You wouldn't beleive I could spell either before I came to the village would you ;-)

Posted

I forgot to tell you the secret remedy for you own outlaws. Thai's cannot deal with being shouted at in any way, shape or form.

And they never bite the hand that feeds them. Its a dangerous approach offcourse , start by Shouting in a wisper so they gradually get used to it. They WILL take a couple of swings at you with a blunt instrument during the Training process, but as long as you are aware and expecting it you'll be fine. Just so its not a fluke I tried it with a Guy who works for me occasionally (The only guy who will work for me for some unknown reason) It only took a couple of years but worked a treat. I just have to approach slowly and say BOO ! and he quivers and cowers like a dog with big brown sad eyes.

Posted
I just have to approach slowly and say BOO ! and he quivers and cowers like a dog with big brown sad eyes.

Wow, what a man, can I have your autograph ? :o

Posted (edited)
I did 18 years Service Maigo6. Trained by the Best ;-)

Yet another ex SAS, FBI, CIA, KGB man living in Thailand, I'm sure I've met you a thousand times before in Pattaya Beer Bars, a regular haunt of ex special forces it would seem. :o

Edited by Maigo6
Posted

Maigo6.

One of the big Banks in the UK actually, Dog eat Dog mate . couldn't hack it when they introduced 'performance Related pay' and had to leave. That really brings out the Beast within ;-)

Got yer ;-)

Posted

The fact you start to lose your mind after several months in her village should tell you it would be a mistake to move there.
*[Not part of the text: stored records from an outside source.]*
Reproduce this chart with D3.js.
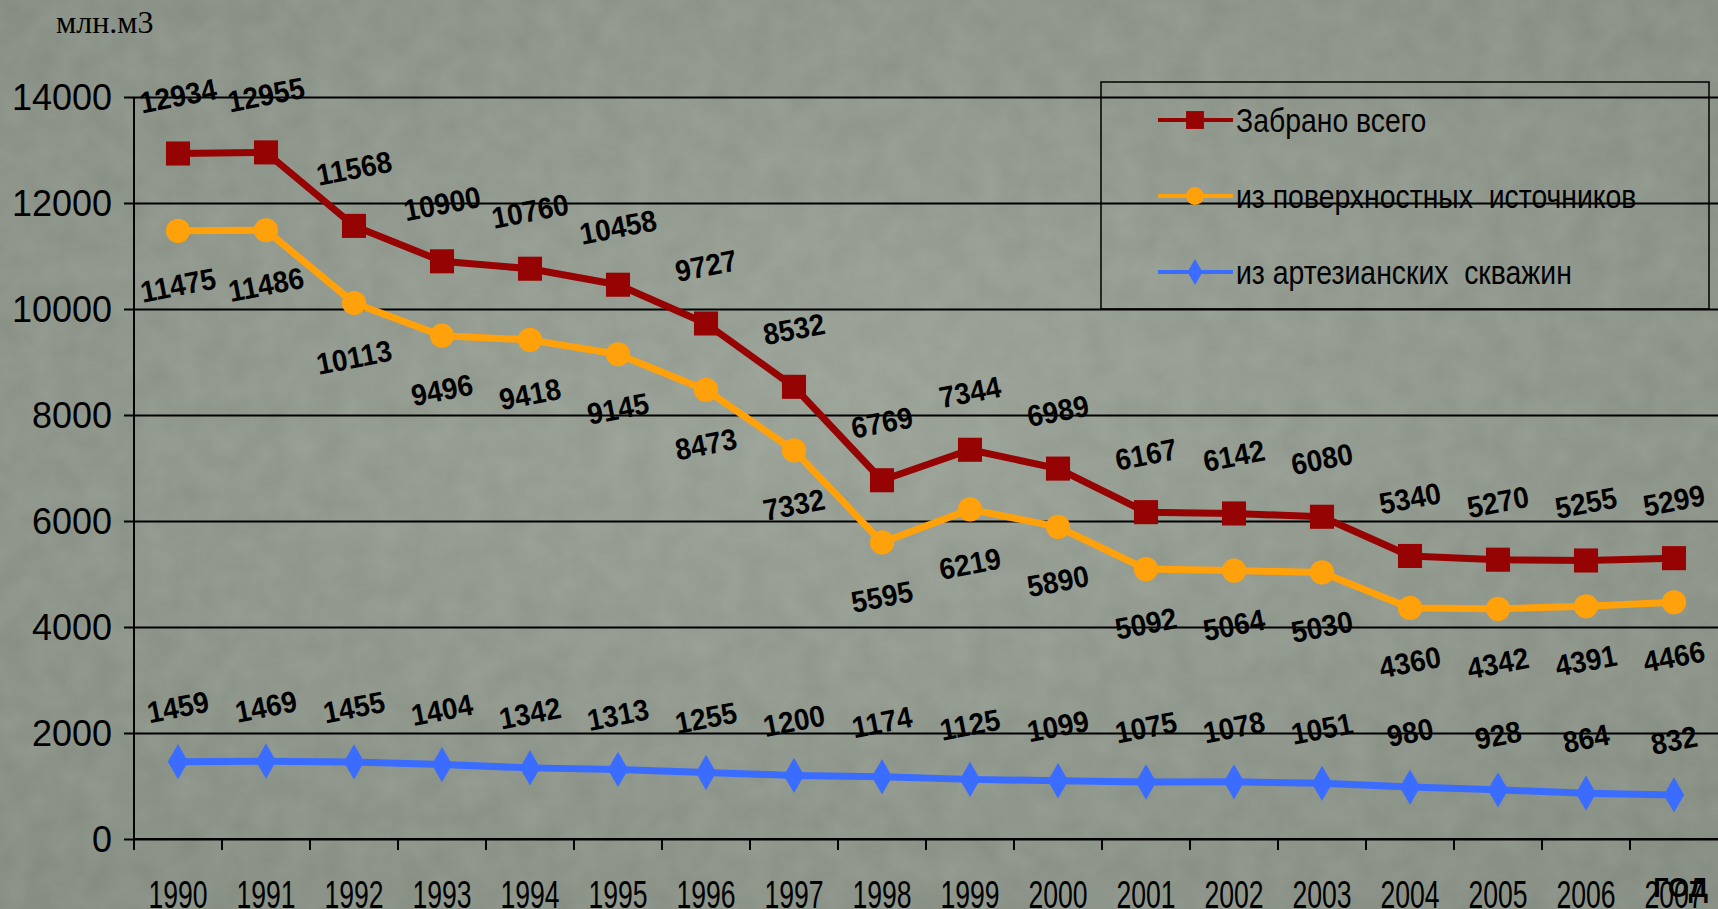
<!DOCTYPE html>
<html>
<head>
<meta charset="utf-8">
<script src="https://cdn.jsdelivr.net/npm/d3@7"></script>
<style>
  html, body { margin: 0; padding: 0; background: #8c9489; overflow: hidden; }
  svg { display: block; }
</style>
</head>
<body>
<div class="container"></div>
<script>
// yearly water intake, million m3
const years = ['1990', '1991', '1992', '1993', '1994', '1995', '1996', '1997', '1998',
  '1999', '2000', '2001', '2002', '2003', '2004', '2005', '2006', '2007'];
const totalTaken = [12934, 12955, 11568, 10900, 10760, 10458, 9727, 8532, 6769,
  7344, 6989, 6167, 6142, 6080, 5340, 5270, 5255, 5299];
const fromSurface = [11475, 11486, 10113, 9496, 9418, 9145, 8473, 7332, 5595,
  6219, 5890, 5092, 5064, 5030, 4360, 4342, 4391, 4466];
const fromArtesian = [1459, 1469, 1455, 1404, 1342, 1313, 1255, 1200, 1174,
  1125, 1099, 1075, 1078, 1051, 980, 928, 864, 832];
const yTicks = [0, 2000, 4000, 6000, 8000, 10000, 12000, 14000];
const seriesNames = ['Забрано всего', 'из поверхностных  источников', 'из артезианских  скважин'];

const globals = {
  width: 1718,
  height: 909,
  red: '#960303',
  orange: '#ffa10a',
  blue: '#3a6cff',
  ink: '#000'
};

const series = [
  { name: seriesNames[0], values: totalTaken, color: globals.red, symbol: d3.symbolSquare, size: 580, labelDy: -58 },
  { name: seriesNames[1], values: fromSurface, color: globals.orange, symbol: d3.symbolCircle, size: 460, labelDy: 54 },
  { name: seriesNames[2], values: fromArtesian, color: globals.blue, symbol: d3.symbolDiamond, size: 360, labelDy: -55 }
];

const plot = { left: 134, right: 1718, top: 97, bottom: 839 };

const svg = d3.select('.container')
  .append('svg')
  .attr('width', globals.width)
  .attr('height', globals.height);

// background with a soft vignette and some paper grain
const defs = svg.append('defs');
const grad = defs.append('radialGradient')
  .attr('id', 'bg')
  .attr('cx', '50%').attr('cy', '45%').attr('r', '75%');
grad.append('stop').attr('offset', '0%').attr('stop-color', '#969e93');
grad.append('stop').attr('offset', '100%').attr('stop-color', '#80887d');

const grain = defs.append('filter').attr('id', 'grain');
grain.append('feTurbulence')
  .attr('type', 'fractalNoise')
  .attr('baseFrequency', 0.035)
  .attr('numOctaves', 3)
  .attr('seed', 4);
grain.append('feColorMatrix')
  .attr('values', '0 0 0 0 0.9  0 0 0 0 0.92  0 0 0 0 0.88  0 0 0 0.13 0');

svg.append('rect').attr('width', globals.width).attr('height', globals.height).attr('fill', 'url(#bg)');
svg.append('rect').attr('width', globals.width).attr('height', globals.height).attr('filter', 'url(#grain)');

// scales
const x = d3.scaleBand()
  .domain(years)
  .range([plot.left, plot.right]);

const y = d3.scaleLinear()
  .domain([0, 14000])
  .range([plot.bottom, plot.top]);

const cx = d => x(d) + x.bandwidth() / 2;

// horizontal gridlines + y axis
const yAxis = svg.append('g')
  .attr('transform', `translate(${plot.left},0)`)
  .call(d3.axisLeft(y)
    .tickValues(yTicks)
    .tickSize(-(plot.right - plot.left))
    .tickSizeOuter(0)
    .tickPadding(22)
    .tickFormat(d3.format('d')));

yAxis.select('.domain').remove();
yAxis.selectAll('.tick line')
  .attr('x1', -10)
  .attr('stroke', globals.ink)
  .attr('stroke-width', 2);
yAxis.selectAll('.tick text')
  .attr('fill', globals.ink)
  .style('font-family', '"Liberation Sans", Arial, sans-serif')
  .style('font-size', '36px')
  .attr('dy', '0.36em');

svg.append('line')
  .attr('x1', plot.left).attr('x2', plot.left)
  .attr('y1', plot.top).attr('y2', plot.bottom)
  .attr('stroke', globals.ink)
  .attr('stroke-width', 2);

// x axis, ticks sit between the years
const xAxis = svg.append('g')
  .attr('transform', `translate(0,${plot.bottom})`);

xAxis.append('line')
  .attr('x1', plot.left).attr('x2', plot.right)
  .attr('stroke', globals.ink)
  .attr('stroke-width', 2);

xAxis.selectAll('line.tick')
  .data(years)
  .enter()
  .append('line')
  .attr('class', 'tick')
  .attr('x1', d => x(d)).attr('x2', d => x(d))
  .attr('y1', 0).attr('y2', 11)
  .attr('stroke', globals.ink)
  .attr('stroke-width', 2);

xAxis.selectAll('text')
  .data(years)
  .enter()
  .append('text')
  .attr('transform', d => `translate(${cx(d)},69) scale(0.7,1)`)
  .attr('text-anchor', 'middle')
  .attr('fill', globals.ink)
  .style('font-family', '"Liberation Sans", Arial, sans-serif')
  .style('font-size', '38px')
  .text(d => d);

// unit and axis titles
svg.append('text')
  .attr('x', 56)
  .attr('y', 33)
  .attr('fill', globals.ink)
  .style('font-family', '"Liberation Serif", "Times New Roman", serif')
  .style('font-size', '32px')
  .text('млн.м3');

svg.append('text')
  .attr('x', 1708)
  .attr('y', 897)
  .attr('text-anchor', 'end')
  .attr('fill', globals.ink)
  .style('font-family', '"Liberation Sans", Arial, sans-serif')
  .style('font-weight', 'bold')
  .style('font-size', '27px')
  .text('ГОД');

// lines and markers
const line = d3.line()
  .x((d, i) => cx(years[i]))
  .y(d => y(d));

const groups = svg.selectAll('g.series')
  .data(series)
  .enter()
  .append('g')
  .attr('class', 'series');

groups.append('path')
  .attr('d', d => line(d.values))
  .attr('fill', 'none')
  .attr('stroke', d => d.color)
  .attr('stroke-width', 7)
  .attr('stroke-linejoin', 'round');

groups.each(function (s) {
  const g = d3.select(this);
  g.selectAll('path.marker')
    .data(s.values)
    .enter()
    .append('path')
    .attr('class', 'marker')
    .attr('d', d3.symbol().type(s.symbol).size(s.size))
    .attr('transform', (d, i) => `translate(${cx(years[i])},${y(d)})`)
    .attr('fill', s.color);

  // data labels, slightly tilted like the original
  g.selectAll('text')
    .data(s.values)
    .enter()
    .append('text')
    .attr('transform', (d, i) => `translate(${cx(years[i])},${y(d) + s.labelDy}) rotate(-11) scale(0.93,1)`)
    .attr('text-anchor', 'middle')
    .attr('dy', '0.36em')
    .attr('fill', globals.ink)
    .style('font-family', '"Liberation Sans", Arial, sans-serif')
    .style('font-weight', 'bold')
    .style('font-size', '30px')
    .text(d => d);
});

// legend
const legend = svg.append('g');
legend.append('rect')
  .attr('x', 1101).attr('y', 82)
  .attr('width', 608).attr('height', 227)
  .attr('fill', 'none')
  .attr('stroke', globals.ink)
  .attr('stroke-width', 1.5);

const legendRows = legend.selectAll('g.item')
  .data(series)
  .enter()
  .append('g')
  .attr('class', 'item')
  .attr('transform', (d, i) => `translate(1158,${120 + i * 76})`);

legendRows.append('line')
  .attr('x1', 0).attr('x2', 75)
  .attr('stroke', d => d.color)
  .attr('stroke-width', 4);

legendRows.append('path')
  .attr('d', d => d3.symbol().type(d.symbol).size(d.size * 0.55)())
  .attr('transform', 'translate(37,0)')
  .attr('fill', d => d.color);

legendRows.append('text')
  .attr('transform', 'translate(78,0) scale(0.86,1)')
  .attr('dy', '0.36em')
  .attr('fill', globals.ink)
  .style('font-family', '"Liberation Sans", Arial, sans-serif')
  .style('font-size', '33px')
  .style('white-space', 'pre')
  .text(d => d.name);
</script>
</body>
</html>
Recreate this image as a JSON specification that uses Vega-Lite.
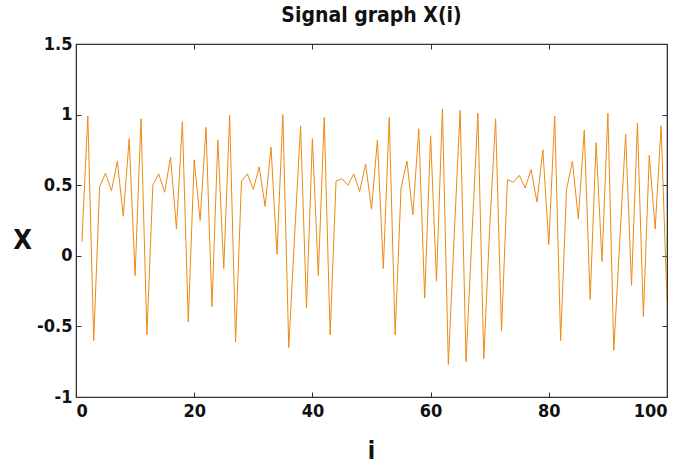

I tried the village life for 8 months before giving up and moving to Bangkok.

Keep in mind that retirement is suppose to be enjoyable not a life of boredom.

If your willing to compromise then try renting in the closest large city to her village and give it a try for several months but don't build anything until your sure. If she is unwilling to compromise then you have the wrong woman.

Posted

I did it before. I love attention but my name became Farang. I was looking forward to the village but then reality set in. I could also speak and read Thai but then people assumed they wouldn't understand me so they didn't.